Le point nodal de cette construction est que le Conseil s’attribue le pouvoir de juger qu’une directive est contraire à un principe inhérent à l’identité constitutionnelle de la France. Il s’est toutefois abstenu de donner une définition de ce qu’il comprend par cette formule, laissant planer un doute sur l’ampleur de son contrôle. Ce n’est que par une décision récente 47 que sans en donner les critères, il a distingué ce qui relève d’un tel principe 48 de ce qui lui est étranger 49 .

En renvoyant aux juridictions judiciaires et administratives le contrôle de compatibilité de la loi nationale avec droit de l’Union, le Conseil a abandonné à celles-ci la faculté d’en écarter l’application, même lorsqu’elle a été déclarée conforme à la Constitution 50 , ce qu’elles ont fait dans de nombreux cas. Pour éviter le développement d’un processus incontrôlé de transformation du droit interne par l’effet des droits fondamentaux de source européenne, la réforme constitutionnelle du 23 juillet 2008 51 a instauré un système de contrôle de conformité de la loi aux droits et libertés que la Constitution garantit, lorsque la question est soulevée à l’occasion d’une instance en cours devant une juridiction ; ce contrôle étant exercé par le Conseil sur renvoi du CE ou de la C. cass.

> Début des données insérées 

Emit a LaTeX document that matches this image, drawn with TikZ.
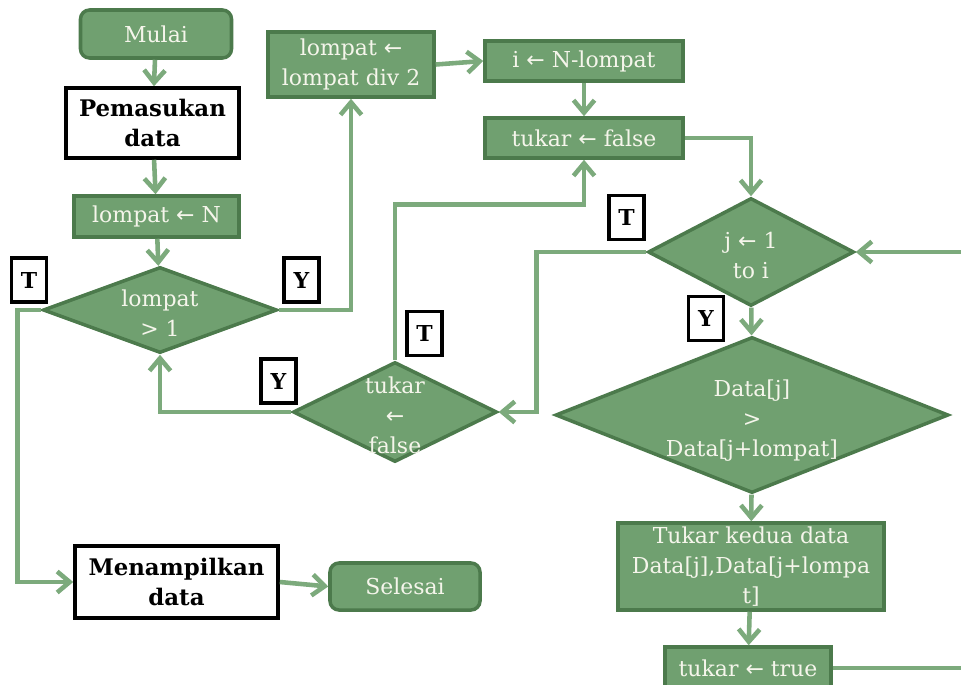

Allant au-delà, la loi organique fixant les modalités procédurales de ce recours 52 a entendu contraindre le CE et la C. cass à saisir le Conseil avant de se prononcer sur les moyens contestant la conformité de la disposition aux engagements internationaux de la France et en particulier au droit de l’Union 53 . La C.cass ayant saisi la CJUE à titre préjudiciel sur l’interprétation des traités au regard de ce texte 54 , le Conseil en a aussitôt donné une lecture compatible avec les obligations du juge national tirées de l’article 267 du TFUE, écartant ainsi le caractère « prioritaire » de la question de constitutionnalité 55 . Ce qui n’a pas empêché la CJUE de rappeler la primauté de l’article 267 du TFUE sur toutes dispositions d’une loi nationale qui, selon l’expression de l’avocat général M. J. Mazák, « imposent aux juridictions de se prononcer par priorité sur la transmission au Conseil constitutionnel de la question de constitutionnalité qui leur est posée, dans la mesure où cette question se prévaut de la non-conformité à la Constitution de la République française d’un texte de droit interne, en raison de sa contrariété aux dispositions du droit de l’Union » 56 . Au passage, l’avocat général insiste sur le caractère existentiel pour l’Union du principe de primauté 57 et les obligations qu’il impose à tout juge national, « y compris une cour constitutionnelle » 58 .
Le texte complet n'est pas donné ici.